O sono astênico do personagem é o epicentro de diálogos disruptivos, carregados ou não de humor, mas sempre insistente sobre semelhanças que revelam diferenças. Repetição para Murátova é uma ferramenta conceitual para trabalhar a representação – as falas são repetidas, às vezes com mudanças de tonalidades, com o fim precípuo de gerarem uma sonoridade de espelhos, labiríntica e superficial. Segundo ela, “Síndrome Astênica” é um enorme mosaico feito de uma infinidade de pequenos pedaços, que se montam de alguma forma.

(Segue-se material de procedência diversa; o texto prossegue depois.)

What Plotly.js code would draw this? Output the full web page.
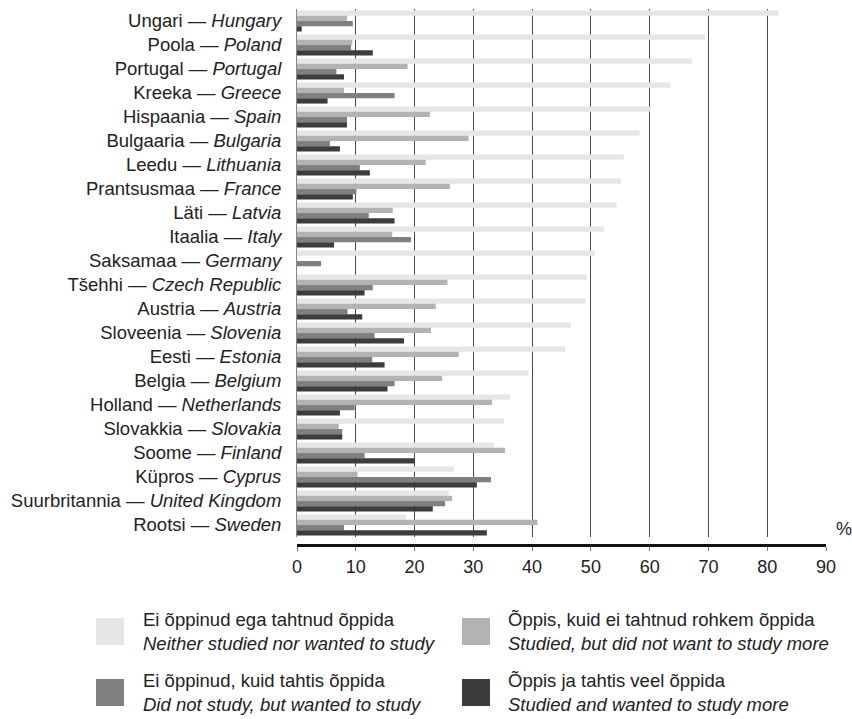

Alguma forma: Rosenbaum salienta a forma “desconcertante” da linguagem dos filmes de Kira Murátova, que flertam com o espectador ao mesmo tempo que “batem várias portas na cara” desse mesmo espectador. Onde encontrar o sentido geral da continuidade e coerência que emana dessa energia bipolar? Não há realismo psicológico, menos ainda realismo social, o que sobra são comentários críticos sobre não importa quais convenções, dos dispositivos de representação ao que se imagina o que é a natureza da vida social.
O homem é o animal que vai ao cinema (Giorgio Agamben)
Sobram também os animais, um dos suportes mais apreciados por Kira para veicular comentários sobre humanos. Logo no início, um gato é atormentado por trabalhadores da construção civil em um fosso que remete à sepultura do cemitério que vem a seguir (o gato, claro, escapa). Perto do final, cachorros desolados e desesperançados aguardam almas caridosas num canil público. No meio, um apaixonado colecionador de passarinhos persegue o gato guloso da filha que ouve rock.
Nancy Condee, leitora atenta da cineasta, sugere que o universo cinematográfico de Murátova funciona como um zoológico cheio de criaturas humanas e não humanas. Quando cachorros atraem a empatia dos humanos, não é a bondade inerente aos animais que se destaca: é a ausência da razão humana, embora incidental, que sobressai.
“Síndrome Astênica” foi considerado o último filme soviético e o primeiro filme pós-soviético, ponto imaginário da vertigem que dominou aquele limiar histórico. Mas Kira Murátova foi além: capturou o momento e o transcendeu.